Did you know that healthcare spending makes up more than 10% of the GDP in most developed countries? In the United States, the spending is near twice that amount and accounted for 17.7% of GDP in 2018.

With a global pandemic bringing the healthcare industry front and center, it’s easy to see the potential for companies that are innovating in the medical world. The huge amount of spending is only going to increase in the coming years, which is why investors might want to look at adding stocks in the healthcare industry going forward.

For example, Intuitive Surgical (NASDAQ: ISRG) is a company producing cutting-edge medical technology that is changing the way that surgeries are performed. Here are some reasons why this stock could be a great buy for long-term investors.

Benefits of Robotic Surgery

Intuitive Surgical is a MedTech company that has been a true pioneer in the robotic-assisted minimally invasive surgery field. Although it might seem strange to consider putting your life in the hands of robotics, this is likely going to be the norm for surgeries as the years go by. There are several reasons why robotic surgery is so groundbreaking. Patients can expect more accurate surgery, significantly less pain, lower risk of infection and blood loss, less scarring, shorter recovery, and better clinical outcomes for many cases. That’s why Intuitive Surgical is such a compelling company.

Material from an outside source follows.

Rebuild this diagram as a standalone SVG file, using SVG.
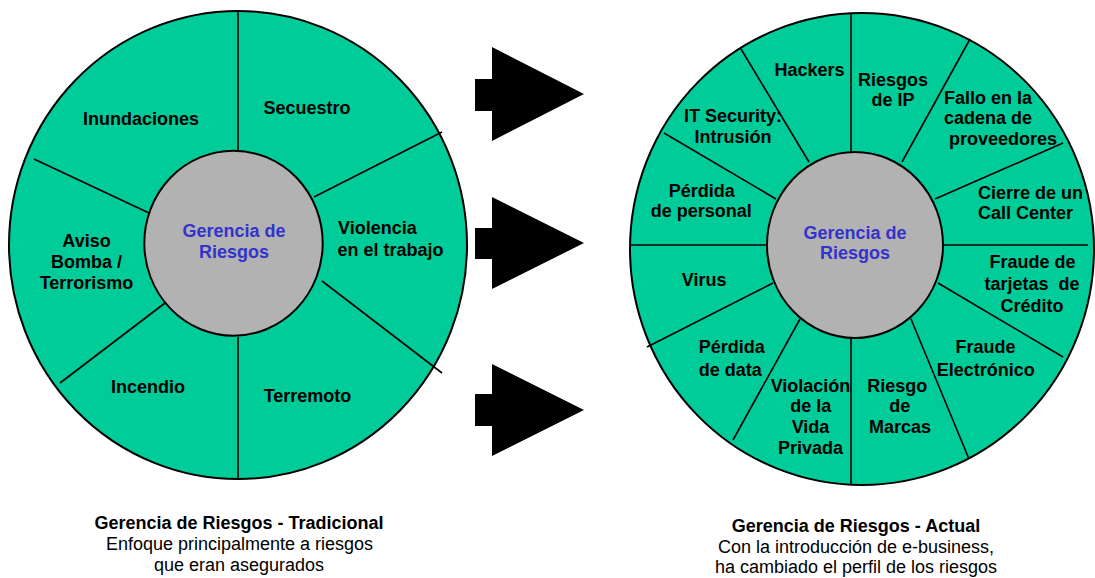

The company’s cutting-edge da Vinci Surgical Systems allow surgeons to perform robotic-assisted minimally invasive surgeries with greater precision thanks to advanced robotics and computerized visualization technology. The system uses tiny wristed instruments that move like a human hand with a better range of motion along with highly magnified 3D high-definition views of the surgical area. Intuitive Surgical has already sold over 5,550 da Vinci robotic systems that have assisted with more than 7 million surgeries to date, and there’s a strong possibility that the number increases substantially over the next decade.

The Next Big Thing in Medical Technology

One of the big reasons why Intuitive is worth a look for your portfolio is due to the massive growth prospects of medical technology over the next few years. We alluded to the huge healthcare spend that occurs worldwide earlier in this article, but the market for surgical robots specifically is expected to grow from $6.7 billion in 2020 to $11.8 billion by 2025. That’s a CAGR of 12.1% that could directly benefit Intuitive Surgical since it has already established competitive and technological dominance in the market.

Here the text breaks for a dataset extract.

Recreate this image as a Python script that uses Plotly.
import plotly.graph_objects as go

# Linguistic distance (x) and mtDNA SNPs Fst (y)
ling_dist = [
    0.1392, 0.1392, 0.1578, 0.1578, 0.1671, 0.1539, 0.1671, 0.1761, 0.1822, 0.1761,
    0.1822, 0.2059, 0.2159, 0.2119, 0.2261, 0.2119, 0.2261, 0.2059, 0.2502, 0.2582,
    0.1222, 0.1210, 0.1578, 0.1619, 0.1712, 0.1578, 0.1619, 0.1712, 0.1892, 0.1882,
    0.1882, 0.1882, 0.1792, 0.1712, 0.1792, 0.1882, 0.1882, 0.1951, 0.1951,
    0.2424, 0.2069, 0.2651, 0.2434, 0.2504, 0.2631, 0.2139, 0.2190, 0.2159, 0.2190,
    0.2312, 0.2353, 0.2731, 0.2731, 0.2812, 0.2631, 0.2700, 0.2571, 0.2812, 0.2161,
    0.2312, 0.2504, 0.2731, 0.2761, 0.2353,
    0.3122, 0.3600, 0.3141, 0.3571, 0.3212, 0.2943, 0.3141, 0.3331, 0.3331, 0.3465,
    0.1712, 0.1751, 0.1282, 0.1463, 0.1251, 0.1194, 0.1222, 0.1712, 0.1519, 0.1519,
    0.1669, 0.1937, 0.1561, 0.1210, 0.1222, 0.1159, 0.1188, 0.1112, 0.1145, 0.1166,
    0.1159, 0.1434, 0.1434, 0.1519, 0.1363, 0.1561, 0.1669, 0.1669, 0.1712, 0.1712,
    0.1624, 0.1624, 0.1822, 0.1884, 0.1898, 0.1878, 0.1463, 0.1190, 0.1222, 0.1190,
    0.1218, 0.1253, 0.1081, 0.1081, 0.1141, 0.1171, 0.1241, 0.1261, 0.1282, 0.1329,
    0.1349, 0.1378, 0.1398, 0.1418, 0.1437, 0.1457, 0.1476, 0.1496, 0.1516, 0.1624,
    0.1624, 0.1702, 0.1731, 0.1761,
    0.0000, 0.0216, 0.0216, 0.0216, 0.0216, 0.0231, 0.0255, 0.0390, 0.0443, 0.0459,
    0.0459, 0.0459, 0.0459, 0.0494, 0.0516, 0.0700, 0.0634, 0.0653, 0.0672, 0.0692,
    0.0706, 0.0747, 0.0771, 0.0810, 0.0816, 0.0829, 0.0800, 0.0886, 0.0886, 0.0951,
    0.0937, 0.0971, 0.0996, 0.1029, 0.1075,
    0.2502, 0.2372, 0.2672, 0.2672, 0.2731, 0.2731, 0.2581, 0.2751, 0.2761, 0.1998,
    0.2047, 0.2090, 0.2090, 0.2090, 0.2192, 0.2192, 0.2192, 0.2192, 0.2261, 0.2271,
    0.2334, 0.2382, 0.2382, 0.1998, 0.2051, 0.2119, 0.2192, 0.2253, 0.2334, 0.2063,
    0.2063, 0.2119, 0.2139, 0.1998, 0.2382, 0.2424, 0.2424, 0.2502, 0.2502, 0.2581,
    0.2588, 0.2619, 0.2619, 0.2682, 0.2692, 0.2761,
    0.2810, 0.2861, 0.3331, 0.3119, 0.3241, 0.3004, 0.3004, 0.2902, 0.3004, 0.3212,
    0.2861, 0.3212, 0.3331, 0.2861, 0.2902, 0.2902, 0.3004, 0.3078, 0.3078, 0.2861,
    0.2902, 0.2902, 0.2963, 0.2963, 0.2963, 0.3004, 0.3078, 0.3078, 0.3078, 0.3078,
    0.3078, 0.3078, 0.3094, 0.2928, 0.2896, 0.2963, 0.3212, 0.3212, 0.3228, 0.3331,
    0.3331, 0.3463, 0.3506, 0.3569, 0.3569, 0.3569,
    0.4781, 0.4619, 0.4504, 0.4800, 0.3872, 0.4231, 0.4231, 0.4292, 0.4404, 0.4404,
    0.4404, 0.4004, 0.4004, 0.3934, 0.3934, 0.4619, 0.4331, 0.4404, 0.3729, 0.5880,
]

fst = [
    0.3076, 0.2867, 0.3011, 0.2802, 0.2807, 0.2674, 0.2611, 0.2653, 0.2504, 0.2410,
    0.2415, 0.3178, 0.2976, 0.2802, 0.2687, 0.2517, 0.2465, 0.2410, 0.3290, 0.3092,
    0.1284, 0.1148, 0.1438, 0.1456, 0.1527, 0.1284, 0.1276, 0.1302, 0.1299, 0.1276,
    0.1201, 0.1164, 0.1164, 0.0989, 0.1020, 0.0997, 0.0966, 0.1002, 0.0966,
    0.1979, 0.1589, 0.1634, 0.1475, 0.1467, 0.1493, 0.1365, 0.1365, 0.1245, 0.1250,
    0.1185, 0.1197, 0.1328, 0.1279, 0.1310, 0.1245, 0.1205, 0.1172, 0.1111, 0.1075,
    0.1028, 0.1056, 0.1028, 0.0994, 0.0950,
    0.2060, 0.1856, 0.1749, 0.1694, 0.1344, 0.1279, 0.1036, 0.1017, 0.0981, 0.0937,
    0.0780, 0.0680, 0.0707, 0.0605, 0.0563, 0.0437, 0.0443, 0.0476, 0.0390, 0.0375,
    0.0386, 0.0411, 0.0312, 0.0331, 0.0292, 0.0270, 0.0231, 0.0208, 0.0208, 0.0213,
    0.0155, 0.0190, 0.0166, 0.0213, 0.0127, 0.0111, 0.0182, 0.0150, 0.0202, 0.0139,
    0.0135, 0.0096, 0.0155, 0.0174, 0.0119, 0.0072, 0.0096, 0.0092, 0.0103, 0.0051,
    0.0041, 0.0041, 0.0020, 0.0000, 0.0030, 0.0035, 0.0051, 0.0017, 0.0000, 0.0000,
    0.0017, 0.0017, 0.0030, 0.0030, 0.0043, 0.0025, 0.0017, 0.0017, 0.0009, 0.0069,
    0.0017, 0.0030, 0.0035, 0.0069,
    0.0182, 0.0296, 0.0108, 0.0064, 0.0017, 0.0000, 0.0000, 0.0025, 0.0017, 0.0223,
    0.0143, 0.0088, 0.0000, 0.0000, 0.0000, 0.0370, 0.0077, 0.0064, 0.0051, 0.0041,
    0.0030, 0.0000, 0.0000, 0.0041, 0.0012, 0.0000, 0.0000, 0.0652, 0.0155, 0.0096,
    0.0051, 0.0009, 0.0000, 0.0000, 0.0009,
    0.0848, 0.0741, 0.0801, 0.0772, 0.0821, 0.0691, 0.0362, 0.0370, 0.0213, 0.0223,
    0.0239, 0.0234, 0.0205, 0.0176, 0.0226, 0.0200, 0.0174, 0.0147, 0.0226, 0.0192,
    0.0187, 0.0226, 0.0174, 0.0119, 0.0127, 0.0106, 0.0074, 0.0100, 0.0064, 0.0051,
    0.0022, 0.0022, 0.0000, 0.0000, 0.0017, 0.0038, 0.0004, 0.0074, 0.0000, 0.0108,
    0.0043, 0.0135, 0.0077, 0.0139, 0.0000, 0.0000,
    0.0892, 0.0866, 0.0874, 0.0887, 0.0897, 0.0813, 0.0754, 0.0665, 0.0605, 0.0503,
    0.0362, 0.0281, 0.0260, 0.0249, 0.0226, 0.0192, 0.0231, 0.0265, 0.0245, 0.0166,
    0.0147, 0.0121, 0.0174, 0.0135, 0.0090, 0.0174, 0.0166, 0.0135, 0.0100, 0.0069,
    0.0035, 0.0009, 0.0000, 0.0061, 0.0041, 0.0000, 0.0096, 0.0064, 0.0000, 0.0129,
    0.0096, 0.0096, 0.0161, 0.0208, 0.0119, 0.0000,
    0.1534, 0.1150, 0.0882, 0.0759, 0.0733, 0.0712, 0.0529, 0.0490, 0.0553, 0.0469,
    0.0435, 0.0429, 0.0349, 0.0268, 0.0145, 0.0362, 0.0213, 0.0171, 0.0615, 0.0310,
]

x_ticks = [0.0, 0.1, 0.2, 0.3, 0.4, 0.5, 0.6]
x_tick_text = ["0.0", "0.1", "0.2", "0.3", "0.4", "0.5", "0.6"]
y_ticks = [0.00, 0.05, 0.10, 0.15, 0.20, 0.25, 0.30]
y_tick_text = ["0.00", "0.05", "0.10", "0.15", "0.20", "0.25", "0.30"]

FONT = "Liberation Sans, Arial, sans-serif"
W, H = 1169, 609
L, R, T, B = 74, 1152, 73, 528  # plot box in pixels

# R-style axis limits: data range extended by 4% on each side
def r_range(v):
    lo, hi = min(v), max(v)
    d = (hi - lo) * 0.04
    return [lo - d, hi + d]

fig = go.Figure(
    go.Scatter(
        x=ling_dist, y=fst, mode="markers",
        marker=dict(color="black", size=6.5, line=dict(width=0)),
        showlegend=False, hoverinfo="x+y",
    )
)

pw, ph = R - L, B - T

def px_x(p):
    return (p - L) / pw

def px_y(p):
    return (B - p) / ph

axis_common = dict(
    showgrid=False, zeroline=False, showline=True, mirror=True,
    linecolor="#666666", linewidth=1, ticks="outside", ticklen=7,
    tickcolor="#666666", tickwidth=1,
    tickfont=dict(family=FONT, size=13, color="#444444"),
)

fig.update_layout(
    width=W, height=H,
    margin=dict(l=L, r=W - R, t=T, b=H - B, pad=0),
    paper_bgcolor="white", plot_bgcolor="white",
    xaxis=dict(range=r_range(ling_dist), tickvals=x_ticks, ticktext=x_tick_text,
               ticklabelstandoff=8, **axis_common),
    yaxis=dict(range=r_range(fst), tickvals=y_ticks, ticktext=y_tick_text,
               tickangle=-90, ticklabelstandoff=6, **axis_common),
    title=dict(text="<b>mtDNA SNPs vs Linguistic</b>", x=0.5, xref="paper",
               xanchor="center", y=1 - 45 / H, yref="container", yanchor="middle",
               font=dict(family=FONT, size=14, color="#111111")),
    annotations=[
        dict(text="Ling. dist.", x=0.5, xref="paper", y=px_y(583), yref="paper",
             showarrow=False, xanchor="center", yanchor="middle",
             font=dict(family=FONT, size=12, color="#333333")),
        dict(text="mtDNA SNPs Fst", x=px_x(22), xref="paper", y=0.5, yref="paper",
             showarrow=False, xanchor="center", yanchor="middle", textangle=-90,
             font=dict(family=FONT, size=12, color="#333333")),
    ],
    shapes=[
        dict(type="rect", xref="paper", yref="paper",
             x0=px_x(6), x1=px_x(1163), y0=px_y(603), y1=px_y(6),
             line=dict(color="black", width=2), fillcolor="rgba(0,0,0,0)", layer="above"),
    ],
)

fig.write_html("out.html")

Although there could be competitors in the future, investors should understand that there is a high cost of switching robotic surgery platforms. That means this company could have loyal customers for years to come. The da Vinci systems are certainly not cheap, with the average selling price excluding operating leases and lease buyouts in 2019 coming in at $1.52 million. The high price tag means strong sales revenue for the company as more hospitals explore robotics, but Intuitive also has a leasing program that allows hospitals to obtain the platform without paying the entire price upfront. This is a smart move for the company, as it can lead to more sales and recurring revenue streams as the industry continues to grow.

Pandemic Impacts

We know that Intuitive Surgical has a compelling business model and a cutting-edge product, but investors should understand that COVID-19 is hitting the company’s hard. A lot of this has to do with a sharp decline in elective procedures. The company generates revenue from the sale of its instruments along with accessories used in every surgical procedure. There was a 19% year-over-year decrease in the amount of worldwide da Vinci procedures in Q2, which was a leading driver of a 22% year-over-year revenue decrease in Q2.

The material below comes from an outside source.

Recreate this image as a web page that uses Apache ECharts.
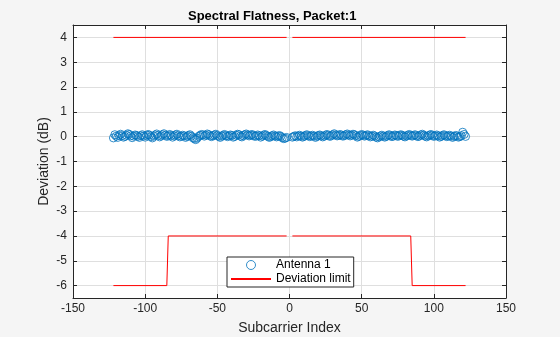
<!DOCTYPE html>
<html>
<head>
<meta charset="utf-8">
<script src="https://cdn.jsdelivr.net/npm/echarts@6/dist/echarts.min.js"></script>
<style>html,body{margin:0;padding:0;background:#f5f5f5;}#c{width:560px;height:337px;}</style>
</head>
<body>
<div id="c"></div>
<script>
// Subcarrier index ranges (DC nulls at -1,0,1)
const subcarrierRanges = [[-122, -2], [2, 122]];
// Measured deviation (dB), Antenna 1, left half k=-122..-2
const deviationLeft = [
 -0.05, 0.08, 0.02, -0.03, 0.05, 0.10, 0.04, -0.02, 0.01, 0.06,
 0.12, 0.09, 0.03, -0.04, 0.02, 0.07, 0.05, 0.01, -0.03, 0.04,
 0.08, 0.03, -0.02, 0.05, 0.09, 0.06, 0.00, -0.05, 0.02, 0.07,
 0.11, 0.05, -0.01, 0.03, 0.08, 0.12, 0.06, 0.01, 0.04, 0.09,
 0.05, -0.02, 0.03, 0.07, 0.10, 0.04, -0.01, 0.02, 0.06, 0.03,
 -0.03, 0.01, 0.05, 0.08, 0.02, -0.04, -0.08, -0.12, -0.06, 0.01,
 0.05, 0.09, 0.07, 0.02, 0.06, 0.11, 0.08, 0.03, 0.00, 0.04,
 0.07, 0.10, 0.05, 0.01, -0.03, 0.02, 0.06, 0.09, 0.04, 0.00,
 0.03, 0.07, 0.05, -0.02, 0.01, 0.06, 0.10, 0.08, 0.02, -0.01,
 0.04, 0.08, 0.11, 0.07, 0.03, 0.06, 0.09, 0.05, 0.01, 0.03,
 0.07, 0.04, -0.02, 0.02, 0.06, 0.09, 0.05, 0.01, -0.03, 0.00,
 0.04, 0.07, 0.03, -0.01, 0.02, 0.05, 0.01, -0.04, -0.08, -0.06,
 -0.03
];
// right half k=2..122
const deviationRight = [
 -0.02, 0.01, 0.04, -0.01, 0.03, 0.06, 0.02, -0.02, 0.01, 0.05,
 0.08, 0.04, 0.00, 0.03, 0.06, 0.02, -0.03, 0.01, 0.05, 0.07,
 0.03, -0.01, 0.02, 0.06, 0.09, 0.05, 0.01, 0.04, 0.08, 0.12,
 0.07, 0.03, 0.05, 0.09, 0.06, 0.02, 0.04, 0.08, 0.11, 0.07,
 0.03, 0.06, 0.10, 0.08, 0.04, -0.02, 0.01, 0.05, 0.09, 0.06,
 0.02, 0.05, 0.08, 0.04, -0.01, 0.02, 0.06, 0.03, -0.02, -0.05,
 -0.01, 0.03, 0.06, 0.02, -0.02, 0.01, 0.05, 0.08, 0.04, 0.00,
 0.03, 0.07, 0.05, 0.01, 0.04, 0.08, 0.06, 0.02, -0.01, 0.03,
 0.06, 0.09, 0.05, 0.02, 0.05, 0.08, 0.04, 0.00, 0.03, 0.07,
 0.10, 0.06, 0.02, -0.01, 0.03, 0.06, 0.09, 0.05, 0.01, 0.04,
 0.07, 0.03, -0.02, 0.01, 0.05, 0.08, 0.04, 0.00, 0.03, 0.06,
 0.02, -0.03, 0.01, 0.05, 0.03, -0.02, 0.00, 0.04, 0.18, 0.09,
 0.01
];
// Deviation limits
const upperLimitLeftX = [-122, -2];
const upperLimitLeftY = [4, 4];
const upperLimitRightX = [2, 122];
const upperLimitRightY = [4, 4];
const lowerLimitLeftX = [-122, -85, -84, -2];
const lowerLimitLeftY = [-6, -6, -4, -4];
const lowerLimitRightX = [2, 84, 85, 122];
const lowerLimitRightY = [-4, -4, -6, -6];
// Axis ticks
const xTicks = [-150, -100, -50, 0, 50, 100, 150];
const yTicks = [-6, -5, -4, -3, -2, -1, 0, 1, 2, 3, 4];

function range(a, b) { const r = []; for (let k = a; k <= b; k++) r.push(k); return r; }
const idxLeft = range(subcarrierRanges[0][0], subcarrierRanges[0][1]);
const idxRight = range(subcarrierRanges[1][0], subcarrierRanges[1][1]);
const scatterData = idxLeft.map((k, i) => [k, deviationLeft[i]])
  .concat(idxRight.map((k, i) => [k, deviationRight[i]]));
const zip = (xs, ys) => xs.map((x, i) => [x, ys[i]]);

const FONT = 'Liberation Sans';
const TXT = '#262626';
const lineStyleLimit = { color: '#ff0000', width: 1 };
function limitSeries(d) {
  return { name: 'Deviation limit', type: 'line', data: d, symbol: 'none',
    lineStyle: lineStyleLimit, itemStyle: { color: '#ff0000' }, animation: false, z: 3 };
}

const chart = echarts.init(document.getElementById('c'), null, { renderer: 'canvas' });
const axBase = {
  type: 'value',
  axisLine: { show: true, onZero: false, lineStyle: { color: TXT, width: 1 } },
  axisTick: { show: true, inside: true, length: 4, lineStyle: { color: TXT } },
};
chart.setOption({
  backgroundColor: '#f5f5f5',
  animation: false,
  title: {
    text: 'Spectral Flatness, Packet:1',
    left: 183, top: 5,
    textStyle: { fontFamily: FONT, fontSize: 13, fontWeight: 'bold', color: '#000' }
  },
  grid: { left: 73, right: 54, top: 25, bottom: 39, show: true, backgroundColor: '#fff', borderWidth: 0,
    containLabel: false, outerBoundsMode: 'none' },
  legend: {
    left: 227, top: 257, orient: 'vertical',
    backgroundColor: '#fff', borderColor: TXT, borderWidth: 1, borderRadius: 0,
    padding: [2, 3, 2, 3], itemWidth: 40, itemHeight: 9, itemGap: 2,
    textStyle: { fontFamily: FONT, fontSize: 12, color: '#000' },
    data: [
      { name: 'Antenna 1', itemStyle: { color: '#fff', borderColor: '#0072bd', borderWidth: 1 } },
      { name: 'Deviation limit', itemStyle: { color: 'rgba(0,0,0,0)', borderColor: 'rgba(0,0,0,0)', borderWidth: 0 } }
    ]
  },
  xAxis: [
    Object.assign({}, axBase, {
      position: 'bottom', min: -150, max: 150, interval: 50,
      name: 'Subcarrier Index', nameLocation: 'middle', nameGap: 23, nameMoveOverlap: false,
      nameTextStyle: { fontFamily: FONT, fontSize: 14, color: TXT },
      axisLabel: { fontFamily: FONT, fontSize: 12, color: TXT, margin: 5 },
      splitLine: { show: true, lineStyle: { color: '#dfdfdf', width: 1 } }
    }),
    Object.assign({}, axBase, {
      position: 'top', min: -150, max: 150, interval: 50,
      axisLabel: { show: false }, splitLine: { show: false }
    })
  ],
  yAxis: [
    Object.assign({}, axBase, {
      position: 'left', min: -6.5, max: 4.5,
      name: 'Deviation (dB)', nameLocation: 'middle', nameGap: 22, nameMoveOverlap: false,
      nameTextStyle: { fontFamily: FONT, fontSize: 14, color: TXT },
      axisTick: { show: true, inside: true, length: 4, lineStyle: { color: TXT }, customValues: yTicks },
      axisLabel: { fontFamily: FONT, fontSize: 12, color: TXT, margin: 6, customValues: yTicks },
      splitLine: { show: true, lineStyle: { color: '#dfdfdf', width: 1 } }
    }),
    Object.assign({}, axBase, {
      position: 'right', min: -6.5, max: 4.5,
      axisTick: { show: true, inside: true, length: 4, lineStyle: { color: TXT }, customValues: yTicks },
      axisLabel: { show: false, customValues: yTicks }, splitLine: { show: false }
    })
  ],
  series: [
    { name: 'Antenna 1', type: 'scatter', data: scatterData, symbol: 'circle', symbolSize: 8,
      itemStyle: { color: 'rgba(0,0,0,0)', borderColor: '#0072bd', borderWidth: 1 }, z: 4 },
    limitSeries(zip(upperLimitLeftX, upperLimitLeftY)),
    limitSeries(zip(upperLimitRightX, upperLimitRightY)),
    limitSeries(zip(lowerLimitLeftX, lowerLimitLeftY)),
    limitSeries(zip(lowerLimitRightX, lowerLimitRightY))
  ]
});
</script>
</body>
</html>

That said, we should be seeing an uptick in elective procedures in the coming months as the pandemic starts to subside. Although Q2 was not a strong quarter for the company at all, its shares have risen over 12% since the earnings report was released. That tells us that the market is pricing in a sharp recovery for the company’s revenue, but keep in mind that there are some near term risks related to elective procedure volumes and financial pressures on hospitals.

The Bottom Line

This is a cutting-edge company that is completely changing the way that many surgeries are performed. It’s innovative medical technology and competitive dominance in a growing market make it worth a look for your portfolio. Keep an eye out for any significant dips if you are interested in adding shares, as the stock is likely due for a pullback soon.